Saturday, August 17, 2013
Friday, August 16, 2013
Why I Appreciate Being Single - Reason #29
Because it's more fun getting dressed to go out when you're single. Getting dressed when I'm single, like a friend said to me, is marketing. Whether you intend to or not, you're baiting a hook. Going out in relationship, I'm just getting dressed to look cute for a few hours and end the night like usual. When you get dressed to out when you're single, you can't be sure what's in store for the night. I might not be explaining this well right now, but there is a difference. And the prior is a little more fun.
Thursday, August 15, 2013
Why I Appreciate Being Single - Reason #28
Because there is a supa-fine boy in the 8pm yoga class on Thursdays. And one of the things that's even more fun than watching him do yoga is plotting how I'm going to start a conversation with him and eventually make out with him. Can't do that when I'm in a relationship.

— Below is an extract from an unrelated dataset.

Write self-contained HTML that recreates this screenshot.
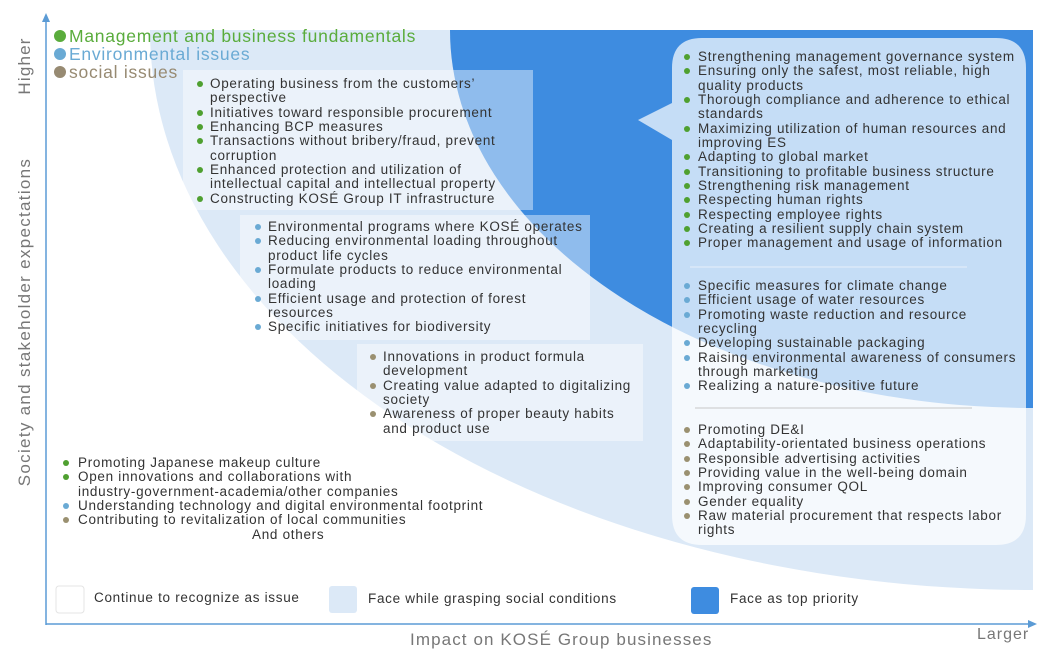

Wednesday, August 14, 2013
Why I Appreciate Being Single - Reason #27
Because as much as I hate doing it, I have more time to get things done around the house. (This reason is even less glamorous than the farting reason in my opinion.) Yes, I'd rather be watching movies and making love, but the laundry needs to get done sometime and so do the dishes and vacuuming. Because I have more available time, I'm not scrambling to get them done between another 10 things in one day. I can do my chores with more leisure and they suck a little less that way.
(P.S. - This is all true, but I'm honestly not convinced this is a good reason. I'm just glad I have clean underwear and got to watch 2 episodes of Orange Is the New Black tonight.)
(P.S. - This is all true, but I'm honestly not convinced this is a good reason. I'm just glad I have clean underwear and got to watch 2 episodes of Orange Is the New Black tonight.)
Tuesday, August 13, 2013
Why I Appreciate Being Single - Reason #26
Because I only have my own problems and/or frustrations to deal with. Couples are entangled in each others lives. Things like bad moods, car problems, work stress, family issues, if your partner is dealing with it, to a certain extent, you are too. And I don't mean to sound selfish or unsympathetic. It's great to be in a relationship to have support and be supportive. I'm just saying that we all have our own life issues or stress to deal with, and right now, the only ones I have to address are my own. Sometimes less is more.
Monday, August 12, 2013
Why I Appreciate Being Single - Reason #25
Because first dates are fun. They usually always end with either a good feeling, or a good story. And when you're in a relationship, you only get one. ;)
Sunday, August 11, 2013
Why I Appreciate Being Single - Reason #24
Because there are often times when I'm in a position where I need to learn how to do challenging things on my own. There's no valiant boyfriend to call on for his muscles and/or technical skills. But when I rise to meet the challenge and succeed, I feel awfully proud about learning a new skill and achieving a heightened level of self-sufficiency. Now, this reason is juxtapose to my reason #20, where I write about being comfortable asking for help, and receiving help from friends. They are both valid reasons and each have their place in my single, independent life. But I don't really think it's a good idea to impose on my friends for every arduous task I encounter. I've got to save the favors for particularly rainy days. So when I'm faced with something I know might be possible for me to accomplish on my own, with a little bit of research, resourcefulness, and elbow grease, I put the effort in to make it happen. And the end result is very rewarding. Today, for example, I lugged my new, *heavy* window AC unit upstairs to my second floor apartment, dragged it into my bedroom, disassembled my old unit, and installed the new one, all by myself. I procrastinated doing this for a week. I went through a mental list of all of my man friends that might love me enough to lend me a hand. Yet, I knew I had to give it a shot on my own. So I tried, and succeeded. And at the end of the day, I feel accomplished, industrious, competent, and proud. If I were in a relationship, I wouldn't have hesitated for a moment before asking my partner to help me with this. And there's nothing wrong with that. Relationships are great because you're there to help each other. But since that's not an option available to me right now, I bit the bullet, got the job done, and added a new skill and experience to my quiver.